Nothing beyond the line containing "false, false, false];" is to be printed; print exactly each line from the start of the records below through that line, leaving out pictures.

A run of records
◆ ◆ ◆ ◆ ◆ ◆ ◆
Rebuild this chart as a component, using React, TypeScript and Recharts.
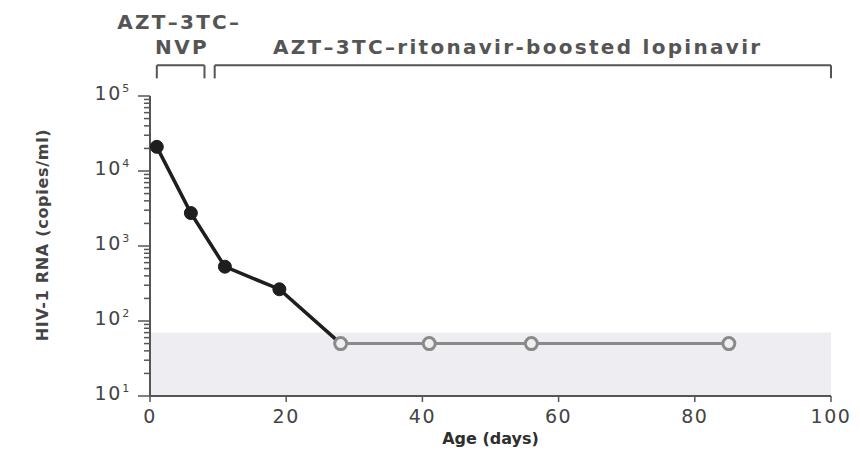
import React from "react";
import {
  LineChart,
  Line,
  XAxis,
  YAxis,
  ReferenceArea,
  ReferenceLine,
  ReferenceDot,
} from "recharts";

// ---- data ----
const days = [1, 6, 11, 19, 28, 41, 56, 85];
const rnaCopies = [21000, 2750, 530, 265, 50, 50, 50, 50];
const detected = [true, true, true, true, false, false, false, false];

const xTicks = [0, 20, 40, 60, 80, 100];
const yMajorTicks = [10, 100, 1000, 10000, 100000];
const yMinorMultipliers = [2, 3, 4, 5, 6, 7, 8, 9];
const detectionLimit = 70;

const regimenNames = ["AZT–3TC–NVP", "AZT–3TC–ritonavir-boosted lopinavir"];
const regimenStart = [1, 9.5];
const regimenEnd = [8, 100];

// ---- derived table ----
const firstUndetected = detected.indexOf(false);
const data = days.map((d, i) => ({
  day: d,
  detected: detected[i],
  dark: detected[i] || i === firstUndetected ? rnaCopies[i] : null,
  light: !detected[i] ? rnaCopies[i] : null,
}));

const yTicks: number[] = [];
yMajorTicks.forEach((m, i) => {
  yTicks.push(m);
  if (i < yMajorTicks.length - 1) yMinorMultipliers.forEach((k) => yTicks.push(m * k));
});

const FONT = "'DejaVu Sans', 'Open Sans', sans-serif";
const TEXT = "#444";
const AXIS = "#555";

const YTick = (props: any) => {
  const { x, y, payload } = props;
  const v = payload.value as number;
  const e = Math.log10(v);
  const major = Math.abs(e - Math.round(e)) < 1e-6;
  return (
    <g>
      <line x1={x - (major ? 12 : 6)} x2={x} y1={y} y2={y} stroke={AXIS} strokeWidth={1.5} />
      {major && (
        <text
          x={x - 19}
          y={y}
          dy="0.2em"
          textAnchor="end"
          fill={TEXT}
          fontFamily={FONT}
          fontSize={19}
          letterSpacing={1.8}
        >
          10
          <tspan dy={-8} fontSize={11}>
            {Math.round(e)}
          </tspan>
        </text>
      )}
    </g>
  );
};

const YLabel = (props: any) => {
  const vb = props.viewBox || { x: 40, y: 96, width: 110, height: 300 };
  const cx = vb.x + 2;
  const cy = vb.y + vb.height / 2 - 11;
  return (
    <text
      x={cx}
      y={cy}
      transform={`rotate(-90, ${cx}, ${cy})`}
      textAnchor="middle"
      dominantBaseline="central"
      fill={TEXT}
      fontFamily={FONT}
      fontWeight={700}
      fontSize={16}
      letterSpacing={0.7}
    >
      HIV-1 RNA (copies/ml)
    </text>
  );
};

// y-levels (in axis units, above the plotted domain) for the regimen brackets
const BRACKET_Y = 257000;
const BRACKET_TICK_Y = 172000;
const LABEL_Y1 = 960000;
const LABEL_Y2 = 455000;

export default function App() {
  const bracketStyle = { stroke: "#555", strokeWidth: 2 };
  const labelStyle = {
    fill: "#555",
    fontFamily: FONT,
    fontSize: 20,
    fontWeight: 600,
    letterSpacing: 2.3,
  };
  return (
    <div style={{ position: "absolute", left: 0, top: 0, width: 860, height: 476, background: "#fff" }}>
      <LineChart
        width={860}
        height={476}
        data={data}
        margin={{ top: 96, right: 29, bottom: 30, left: 40 }}
      >
        <XAxis
          dataKey="day"
          type="number"
          domain={[0, 100]}
          ticks={xTicks}
          interval={0}
          height={50}
          allowDataOverflow
          axisLine={{ stroke: AXIS, strokeWidth: 2 }}
          tickLine={{ stroke: AXIS, strokeWidth: 1.5 }}
          tickSize={6}
          tickMargin={8}
          tick={{ fill: TEXT, fontFamily: FONT, fontSize: 19, letterSpacing: 1.5 }}
          label={{
            value: "Age (days)",
            position: "insideBottom",
            offset: 2,
            fill: "#2e2e2e",
            fontFamily: FONT,
            fontWeight: 700,
            fontSize: 16,
          }}
        />
        <YAxis
          type="number"
          scale="log"
          domain={[10, 100000]}
          allowDataOverflow
          ticks={yTicks}
          interval={0}
          width={110}
          axisLine={{ stroke: AXIS, strokeWidth: 2 }}
          tickLine={false}
          tickSize={0}
          tickMargin={0}
          tick={<YTick />}
          label={<YLabel />}
        />
        <ReferenceArea
          x1={0}
          x2={100}
          y1={10}
          y2={detectionLimit}
          fill="#eeeef2"
          fillOpacity={1}
          stroke="none"
        />
        {regimenNames.map((n, i) => (
          <ReferenceLine
            key={`b${i}`}
            segment={[
              { x: regimenStart[i], y: BRACKET_Y },
              { x: regimenEnd[i], y: BRACKET_Y },
            ]}
            ifOverflow="visible"
            {...bracketStyle}
          />
        ))}
        {regimenNames.map((n, i) => (
          <ReferenceLine
            key={`s${i}`}
            segment={[
              { x: regimenStart[i], y: BRACKET_Y },
              { x: regimenStart[i], y: BRACKET_TICK_Y },
            ]}
            ifOverflow="visible"
            {...bracketStyle}
          />
        ))}
        {regimenNames.map((n, i) => (
          <ReferenceLine
            key={`e${i}`}
            segment={[
              { x: regimenEnd[i], y: BRACKET_Y },
              { x: regimenEnd[i], y: BRACKET_TICK_Y },
            ]}
            ifOverflow="visible"
            {...bracketStyle}
          />
        ))}
        <ReferenceDot
          x={4.3}
          y={LABEL_Y1}
          r={0}
          fill="none"
          stroke="none"
          ifOverflow="visible"
          label={{ value: "AZT–3TC–", position: "center", ...labelStyle }}
        />
        <ReferenceDot
          x={4.7}
          y={LABEL_Y2}
          r={0}
          fill="none"
          stroke="none"
          ifOverflow="visible"
          label={{ value: "NVP", position: "center", ...labelStyle }}
        />
        <ReferenceDot
          x={54}
          y={LABEL_Y2}
          r={0}
          fill="none"
          stroke="none"
          ifOverflow="visible"
          label={{ value: regimenNames[1], position: "center", ...labelStyle }}
        />
        <Line
          dataKey="dark"
          stroke="#1e1e1e"
          strokeWidth={3.5}
          isAnimationActive={false}
          connectNulls={false}
          dot={(p: any) =>
            p.payload.detected ? (
              <circle key={`d${p.index}`} cx={p.cx} cy={p.cy} r={6.5} fill="#1e1e1e" stroke="#1e1e1e" strokeWidth={1} />
            ) : (
              <g key={`d${p.index}`} />
            )
          }
          activeDot={false}
        />
        <Line
          dataKey="light"
          stroke="#8a8a8a"
          strokeWidth={3}
          isAnimationActive={false}
          dot={{ r: 6, fill: "#efefef", stroke: "#8a8a8a", strokeWidth: 3 }}
          activeDot={false}
        />
      </LineChart>
    </div>
  );
}
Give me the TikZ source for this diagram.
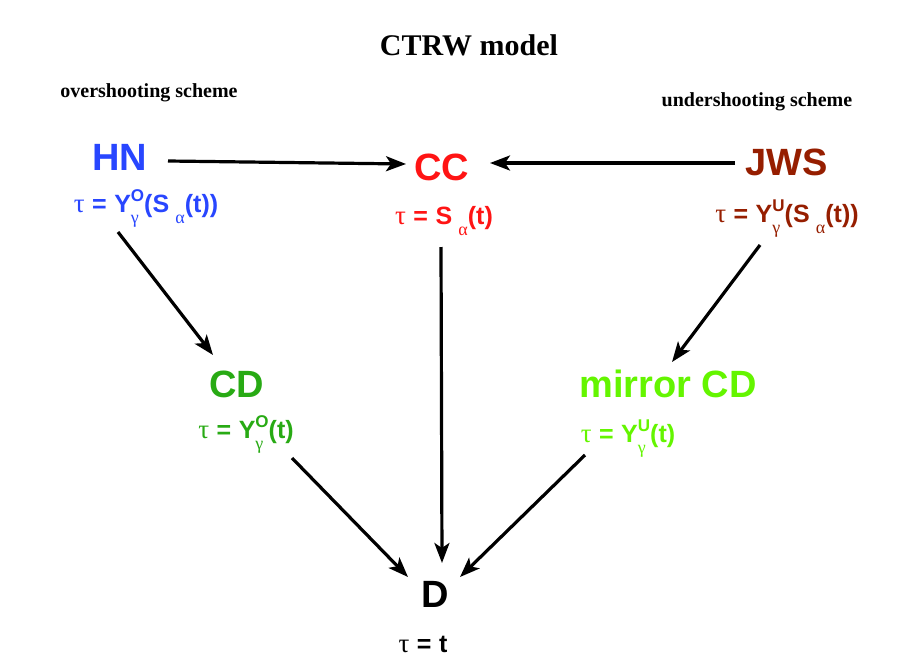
\documentclass[tikz,border=0pt]{standalone}
\usepackage{fontspec}
\setmainfont{Liberation Sans}
\newfontfamily\tms{Liberation Serif}
\usetikzlibrary{arrows.meta,calc}
\definecolor{hnblue}{RGB}{40,70,255}
\definecolor{ccred}{RGB}{255,20,20}
\definecolor{jwsred}{RGB}{150,30,0}
\definecolor{cdgreen}{RGB}{40,170,20}
\definecolor{mcdgreen}{RGB}{100,245,0}
\newcommand\fsz{\fontsize{25}{27}\selectfont}
\newcommand\ssz{\fontsize{17}{18}\selectfont}
\newcommand\gk[1]{{\tms\mdseries\fontsize{27}{28}\selectfont #1}}
\newcommand\gs[1]{{\tms\mdseries\fontsize{18}{19}\selectfont #1}}
\newcommand\YY[1]{Y\rlap{\raisebox{-0.45em}{\gs{γ}}}\raisebox{0.42em}{\ssz #1}}
\newcommand\Sa{S\hspace{0.25em}\raisebox{-0.45em}{\gs{α}}}
\newcommand\tq{\gk{τ}\hspace{0.3em}=\hspace{0.3em}}
\tikzset{
  lbl/.style={inner sep=0pt, anchor=base, font=\fontsize{38}{40}\selectfont\bfseries},
  frm/.style={inner sep=0pt, anchor=base, font=\fsz\bfseries},
  ttl/.style={inner sep=0pt, anchor=base, font=\tms\fontsize{30}{32}\selectfont\bfseries},
  sub/.style={inner sep=0pt, anchor=base, font=\tms\fontsize{20}{22}\selectfont\bfseries},
  arr/.style={line width=3.2pt, -{Stealth[length=20pt,width=15pt,inset=5pt]}}
}
\begin{document}
\begin{tikzpicture}[x=1pt,y=-1pt]
\useasboundingbox (0,0) rectangle (913,672);
\node[ttl] (title) at (469,55) {CTRW model};
\node[sub] (over) at (149,97) {overshooting scheme};
\node[sub] (under) at (757,106) {undershooting scheme};

\node[lbl,text=hnblue] (HN) at (120,170) {HN};
\node[lbl,text=ccred] (CC) at (442,180) {CC};
\node[lbl,text=jwsred] (JWS) at (787,175) {JWS};
\node[lbl,text=cdgreen] (CD) at (237,397) {CD};
\node[lbl,text=mcdgreen] (MCD) at (668,397) {mirror CD};
\node[lbl,text=black] (D) at (435,607) {D};

\node[frm,text=hnblue] (HNf) at (146,212) {\tq\YY{O}(\Sa(t))};
\node[frm,text=ccred] (CCf) at (444,224) {\tq\Sa(t)};
\node[frm,text=jwsred] (JWSf) at (787,222) {\tq\YY{U}(\Sa(t))};
\node[frm,text=cdgreen] (CDf) at (246,438) {\tq\YY{O}(t)};
\node[frm,text=mcdgreen] (MCDf) at (628,442) {\tq\YY{U}(t)};
\node[frm,text=black] (Df) at (423,652) {\tq t};

\draw[arr] ($(HN.base)+(48,-9)$) -- ($(CC.base)+(-36,-16)$);
\draw[arr] ($(JWS.base)+(-52,-12)$) -- ($(CC.base)+(48,-17)$);
\draw[arr] ($(HN.base)+(-2,62)$) -- ($(CD.base)+(-24,-42)$);
\draw[arr] ($(JWS.base)+(-27,70)$) -- ($(MCD.base)+(4,-35)$);
\draw[arr] ($(CC.base)+(-1,67)$) -- ($(D.base)+(7,-44)$);
\draw[arr] ($(CD.base)+(55,61)$) -- ($(D.base)+(-27,-30)$);
\draw[arr] ($(MCD.base)+(-83,58)$) -- ($(D.base)+(25,-30)$);
\end{tikzpicture}
\end{document}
◆ ◆ ◆ ◆ ◆ ◆ ◆
▶ **Response to this task**:
Rebuild this chart as a component, using React, TypeScript and Recharts.
import React from "react";
import {
  LineChart,
  Line,
  XAxis,
  YAxis,
  ReferenceArea,
  ReferenceLine,
  ReferenceDot,
} from "recharts";

// ---- data ----
const days = [1, 6, 11, 19, 28, 41, 56, 85];
const rnaCopies = [21000, 2750, 530, 265, 50, 50, 50, 50];
const detected = [true, true, true, true, false, false, false, false];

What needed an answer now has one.